Ce qui affleure ainsi doublement dans les textes, qu'ils soient anciens ou contemporains, se retrouverait bien sûr dans les images, les représentations artistiques et plus encore dans les modes de vie et les comportements quotidiens de celles et ceux qui se disent disciple du Bouddha. Il apparaît donc une double tâche s'impose : préciser le sens et la portée de ce qu'est la "sagesse", de ce qu'est la "compassion". Et surtout : explorer la nature de leur lien, de ce qui les différencie et les unit, de ce qui accorde à l'une comme à l'autre d'être vraiment ce qu'elle est – dans la lumière du bouddhisme. Les chapitres qui suivent se présentent comme autant d'explorations de ce nœud.

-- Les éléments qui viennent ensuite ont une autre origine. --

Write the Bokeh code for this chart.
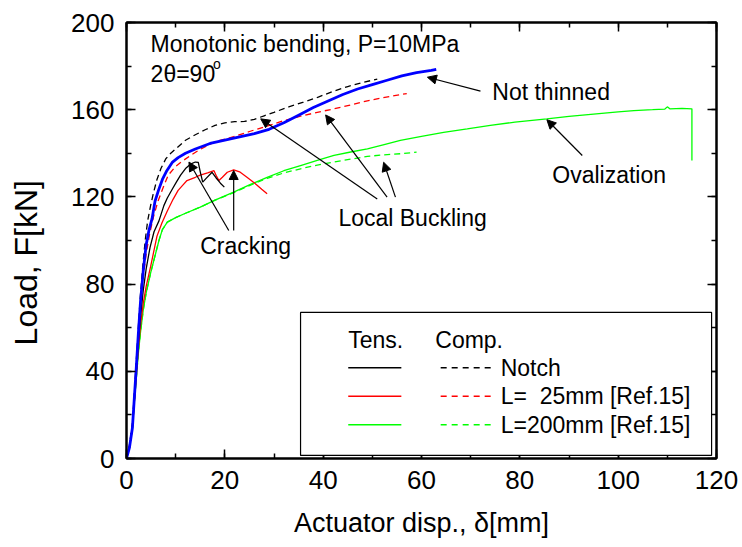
from bokeh.plotting import figure
from bokeh.models import (Range1d, LinearAxis, SingleIntervalTicker, Label,
                          Arrow, NormalHead, BoxAnnotation)
from bokeh.embed import file_html
from bokeh.resources import INLINE

FONT = "Liberation Sans"

# ---- load-displacement curves (actuator disp. [mm], load [kN]) ----
# Tension side, notch
notch_tens_x = [0, 0.6, 1.2, 1.6, 2.0, 2.4, 2.85, 3.4, 4.0, 4.8, 5.6, 6.6, 7.6, 8.3, 9.3,
                10.2, 11, 12, 13, 14, 14.6, 15.0, 15.5, 16.2, 17.4, 18.2, 19.1, 19.9]
notch_tens_y = [0, 5, 14, 27, 40, 53, 65, 77, 87, 97, 104, 109, 116, 119.5, 123.5,
                127, 130, 133, 135, 136, 135.8, 131.5, 126.8, 128.5, 131.3, 128.8, 126.3, 124.5]

# Compression side, notch
notch_comp_x = [0, 0.6, 1.2, 1.6, 2.0, 2.4, 2.8, 3.3, 3.8, 4.3, 4.9, 5.5, 6.2, 7, 8, 9, 10,
                12, 14, 16, 18, 20, 22, 24, 26, 28, 30, 33, 36, 39, 42, 45, 48, 51]
notch_comp_y = [0, 6, 16, 30, 45, 60, 74, 88, 100, 109, 116, 122, 128, 133, 137.5, 140, 142,
                146, 148.5, 150.8, 152.8, 154, 154.5, 154.6, 155.6, 157.2, 158.8, 161.3,
                163.5, 165.8, 168.4, 170.6, 172.5, 174]

# Tension side, L = 25 mm
l25_tens_x = [0, 0.6, 1.2, 1.6, 2.0, 2.4, 2.85, 3.4, 4.0, 4.9, 6.2, 7.2, 8.3, 9.5, 10.5,
              11.5, 12.3, 14, 15, 16.5, 17.8, 18.3, 18.8, 19.5, 20.5, 21.8, 23, 24.5, 25.5,
              26.5, 27.5, 28.6]
l25_tens_y = [0, 5, 14, 26, 38, 50, 61, 71, 79, 88, 102, 108, 113.5, 119, 123,
              125.5, 127.5, 129, 130, 131, 132, 129.5, 127.5, 129, 131.3, 132.4, 131.5, 129,
              127.3, 125.5, 123.5, 121.4]

# Compression side, L = 25 mm
l25_comp_x = [0, 0.6, 1.2, 1.6, 2.0, 2.4, 2.85, 3.4, 4.0, 4.7, 5.5, 6.4, 7.4, 8.5, 10, 11,
              13, 15, 18, 21.8, 25, 28.6, 32, 35.4, 38.8, 42.2, 45.6, 48.5, 51.5, 54.5, 57]
l25_comp_y = [0, 6, 15, 29, 43, 57, 70, 83, 94, 103, 111, 118, 124, 130, 134, 135.8,
              139, 141.8, 145.3, 147.6, 150, 152.5, 155, 157, 158.8, 160.4, 162.2, 163.8,
              165.2, 166.5, 167.4]

# Tension side, L = 200 mm
l200_tens_x = [0, 0.6, 1.2, 1.6, 2.0, 2.4, 2.85, 3.4, 4.0, 4.9, 5.8, 6.6, 7.3, 8.3, 10, 12,
               15, 18, 21.8, 25, 28.6, 32, 35.4, 38.8, 42.2, 45.6, 49, 52.4, 55.7, 60, 64.5,
               69.3, 74, 79, 85.5, 90, 95, 100, 103.2, 107, 109.5, 110, 110.5, 113, 115, 115]
l200_tens_y = [0, 5, 14, 26, 37, 48, 58, 68, 76, 85, 93, 100, 105, 108.4, 110.5, 112.5,
               115.3, 118.5, 122.2, 125.5, 129, 132, 134.4, 136.8, 139, 140.6, 142, 144,
               145.9, 147.8, 149.6, 151.2, 152.8, 154.3, 155.8, 156.9, 158, 159, 159.6, 160,
               160.3, 161.3, 160.4, 160.6, 160.4, 136.7]

# Compression side, L = 200 mm
l200_comp_x = [0, 0.6, 1.2, 1.6, 2.0, 2.4, 2.85, 3.4, 4.0, 4.9, 5.8, 6.6, 7.3, 8.3, 10, 12,
               15, 18, 21.8, 25, 28.6, 32, 35.4, 38.8, 42.2, 45.6, 49, 52.4, 55.7, 59]
l200_comp_y = [0, 5, 14, 26, 37, 48, 58, 68, 76, 85, 93, 100, 105, 108.4, 110.5, 112.5,
               115.3, 118.5, 122, 125.2, 128.5, 131, 132.9, 134.6, 136, 137.3, 138.6, 139.3,
               139.8, 140.5]

# Not thinned pipe
plain_x = [0, 0.6, 1.2, 1.6, 2.0, 2.4, 2.85, 3.4, 4.0, 4.6, 5.2, 5.8, 6.5, 7.3, 8.2, 9.3,
           10.5, 12, 14, 17, 20, 23, 26, 29, 32, 35, 38, 41, 44, 47, 50, 53, 56, 59, 62, 63]
plain_y = [0, 5, 14, 28, 42, 57, 72, 86, 98, 105, 110, 118, 123, 128, 132, 135.8,
           138, 140, 142, 144.5, 146, 147.5, 149, 151, 154, 157.5, 161, 164, 167, 169.5,
           171.5, 173.5, 175.5, 177, 178, 178.5]

# the double gap in the L=25mm row keeps "[Ref.15]" aligned with the row below
legend_rows = ["Notch", "L=\u00a0 25mm [Ref.15]", "L=200mm [Ref.15]"]
legend_colors = ["black", "#ff0000", "#00ff00"]

p = figure(width=742, height=547, x_range=Range1d(0, 120), y_range=Range1d(0, 200),
           output_backend="svg", toolbar_location=None,
           min_border_left=126, min_border_right=26, min_border_top=22,
           min_border_bottom=89)
p.background_fill_color = "white"
p.border_fill_color = "white"
p.outline_line_color = "black"
p.outline_line_width = 2
p.xgrid.visible = False
p.ygrid.visible = False


def style_axis(ax, interval, labels=True):
    ax.ticker = SingleIntervalTicker(interval=interval, num_minor_ticks=2)
    ax.axis_line_width = 2
    ax.axis_line_color = "black"
    ax.major_tick_in = 9
    ax.major_tick_out = 0
    ax.minor_tick_in = 5
    ax.minor_tick_out = 0
    ax.major_tick_line_width = 1.5
    ax.minor_tick_line_width = 1.5
    ax.major_tick_line_color = "black"
    ax.minor_tick_line_color = "black"
    if labels:
        ax.major_label_text_font = FONT
        ax.major_label_text_font_size = "26px"
        ax.major_label_text_color = "black"
        ax.major_label_standoff = 12
    else:
        ax.major_label_text_font_size = "0px"
        ax.major_label_text_color = None
        ax.major_label_standoff = 0


xax = p.xaxis[0]
yax = p.yaxis[0]
style_axis(xax, 20)
style_axis(yax, 40)
xax.axis_label = "Actuator disp., δ[mm]"
xax.axis_label_text_font_size = "27px"
xax.axis_label_standoff = 16
# trailing no-break spaces push the visible title a little below the frame centre
yax.axis_label = "Load, F[kN]" + "\u00a0" * 5
yax.axis_label_text_font_size = "32px"
yax.axis_label_standoff = 24
for ax in (xax, yax):
    ax.axis_label_text_font = FONT
    ax.axis_label_text_font_style = "normal"
    ax.axis_label_text_color = "black"

top_ax = LinearAxis()
right_ax = LinearAxis()
style_axis(top_ax, 20, labels=False)
style_axis(right_ax, 40, labels=False)
p.add_layout(top_ax, "above")
p.add_layout(right_ax, "right")

# ---- curves ----
thin = 1.3
p.line(l200_comp_x, l200_comp_y, color="#00ff00", line_width=thin, line_dash="6 4")
p.line(l200_tens_x, l200_tens_y, color="#00ff00", line_width=thin)
p.line(l25_comp_x, l25_comp_y, color="#ff0000", line_width=thin, line_dash="6 4")
p.line(l25_tens_x, l25_tens_y, color="#ff0000", line_width=thin)
p.line(notch_comp_x, notch_comp_y, color="black", line_width=thin, line_dash="6 4")
p.line(notch_tens_x, notch_tens_y, color="black", line_width=thin)
p.line(plain_x, plain_y, color="#0000ff", line_width=2.8)


# ---- annotations ----
def note(x, y, text, size="23px"):
    p.add_layout(Label(x=x, y=y, text=text, text_font=FONT, text_font_size=size,
                       text_color="black", text_baseline="alphabetic", text_align="left"))


def pointer(x0, y0, x1, y1):
    p.add_layout(Arrow(x_start=x0, y_start=y0, x_end=x1, y_end=y1,
                       line_color="black", line_width=1.2,
                       end=NormalHead(size=9, fill_color="black", line_color="black",
                                      line_width=1)))


note(4.9, 190.3, "Monotonic bending, P=10MPa")
note(4.9, 176.2, "2θ=90")
note(17.6, 180.8, "o", size="14px")
note(74.4, 168.3, "Not thinned")
note(86.6, 130.1, "Ovalization")
note(43.1, 110.2, "Local Buckling")
note(15.0, 97.5, "Cracking")

pointer(72.0, 168.5, 61.2, 174.9)
pointer(92.7, 139.0, 85.5, 155.4)
pointer(51.0, 119.0, 27.3, 155.8)
pointer(53.0, 119.9, 40.5, 157.6)
pointer(54.7, 119.9, 52.3, 135.9)
pointer(20.8, 104.6, 12.7, 136.0)
pointer(21.8, 104.6, 21.8, 132.1)

# ---- legend ----
p.add_layout(BoxAnnotation(left=35.4, right=119.0, bottom=1.4, top=67.0,
                           fill_color="white", fill_alpha=1.0,
                           line_color="black", line_width=1.2, line_alpha=1.0))
note(45.1, 54.5, "Tens.")
note(62.8, 54.5, "Comp.")
row_y = [41.6, 28.6, 15.5]
for name, col, yy in zip(legend_rows, legend_colors, row_y):
    p.line([45.1, 55.9], [yy, yy], color=col, line_width=1.5, level="overlay")
    p.line([63.9, 74.2], [yy, yy], color=col, line_width=1.5, line_dash="6 5",
           level="overlay")
    p.add_layout(Label(x=76.1, y=yy, text=name, text_font=FONT, text_font_size="23px",
                       text_color="black", text_baseline="middle", text_align="left"))

open("out.html", "w").write(file_html(p, INLINE))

[1] On peut trouver un extrait du livre sur Googls Books.
[2] A propos des cycles de conférences Croq’Théo et Croq’Philo : Une pause théologique et philosophique de 45 minutes à l’heure du déjeuner, pour une première approche de grandes questions universelles. Chaque thème est développé par un enseignant du Centre Sèvres. Les conférences sont proposées en participation libre.
[3] Philippe Cornu est professeur à l’UCL (Belgique), il est l’un des spécialistes universitaires du bouddhisme les plus reconnus en France. Il est notamment l’auteur du Dictionnaire encyclopédique du bouddhisme (Seuil, 2006).